There was an enormous collection of paedophile sites on Witréus’s computer, most of them known to her, some of them unknown, some well hidden behind faked headings like ‘Calendar of activities at Gothenburg University’ or ‘Spitfire aeroplanes: a historical outlook’. It could be anything at all, anywhere at all, any time at all. These hidden pages opened on Witréus’s computer, revealing, once again, a parallel universe. Everywhere, she came across address lists of varying types.
Above all, she was confronted by a series of pseudonyms she hadn’t come across before. They were mentioned in various strange presentations and, as a rule, appeared alongside email addresses of a certain type: ‘xxxxxxx@hotmail.com’. From these previously unknown websites, she compiled a list of pseudonyms: ‘crushy_tomboy’, ‘limmeystone’, ‘rippo_man’, ‘sweetfacepowder’, ‘lungan’ and ‘brambo’. From these she went further, searching for IP addresses. It wasn’t easy. These figures hadn’t made the same mistake as John Andreas Witréus. The IP addresses belonged to official institutions from around the world, the pseudonyms to Swedish numbers.
She logged into the central police computer and searched the paedophile unit’s material for those six pseudonyms. Three of them had already been found and arrested. Remaining were: ‘rippo_man’, ‘sweetfacepowder’ and ‘brambo’. In the more extensive material from the international Operation Cathedral, she eventually found both ‘rippo_man’ and ‘sweetfacepowder’. Both had been traced back to Sweden, and they had managed to find the computers from which these pseudonyms were used.
Then things got really complicated.
Following an extremely thorough search of the material, she realised the following: that some policeman had already been to all these home pages. The name ‘rippo_man’ only appeared alongside ‘brambo’.
But now ‘brambo’ was gone.
This ‘brambo’ was nowhere to be found in the files.
Yet the policeman who entered ‘rippo_man’ into the reports must have known about ‘brambo’. Adding ‘rippo_man’ to the report without also adding ‘brambo’ was gross misconduct.

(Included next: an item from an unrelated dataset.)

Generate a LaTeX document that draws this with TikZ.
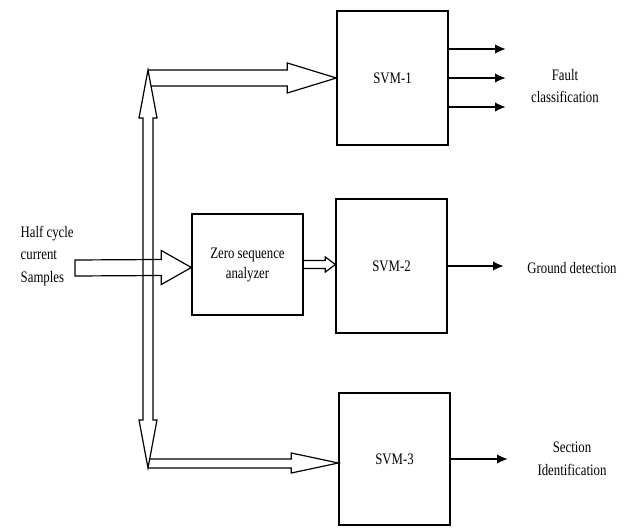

She saw that ‘rippo_man’ had already been arrested for distribution of child pornography and for sexually assaulting children. He was a twenty-four-year-old medical student from Linköping who had, in April, earned himself a four-year prison sentence in Hall.
But why the hell, why the bloody hell was this pseudonym ‘brambo’ missing from the investigation?
The more she searched, the clearer the pattern became.
The investigating officer had deliberately left ‘brambo’ out of the reports. And the investigating officer was from her own group. From CID’s own division for paedophile cases.
A deep, heartfelt unease coursed through her.
She clicked the up arrow and watched the text fly by. She was heading for the top of the document.
To the investigating officer’s name.
The doorbell rang.
She knew who it was. She had been waiting for him all day. She loved him.
But she couldn’t talk about this. Not right now.
The text scrolled past. The bell kept ringing.
She had to find the name. Now.
Come on, please; come on!
She shouted, desperate: ‘Hang on a sec, I’m coming!’
The bell kept ringing.
The text stopped. She saw the name.
It was as she had thought.
Detective Superintendent Ragnar Hellberg.
She closed the document and ran towards the door.
Jorge Chavez would never forget the hug she gave him when the door finally opened.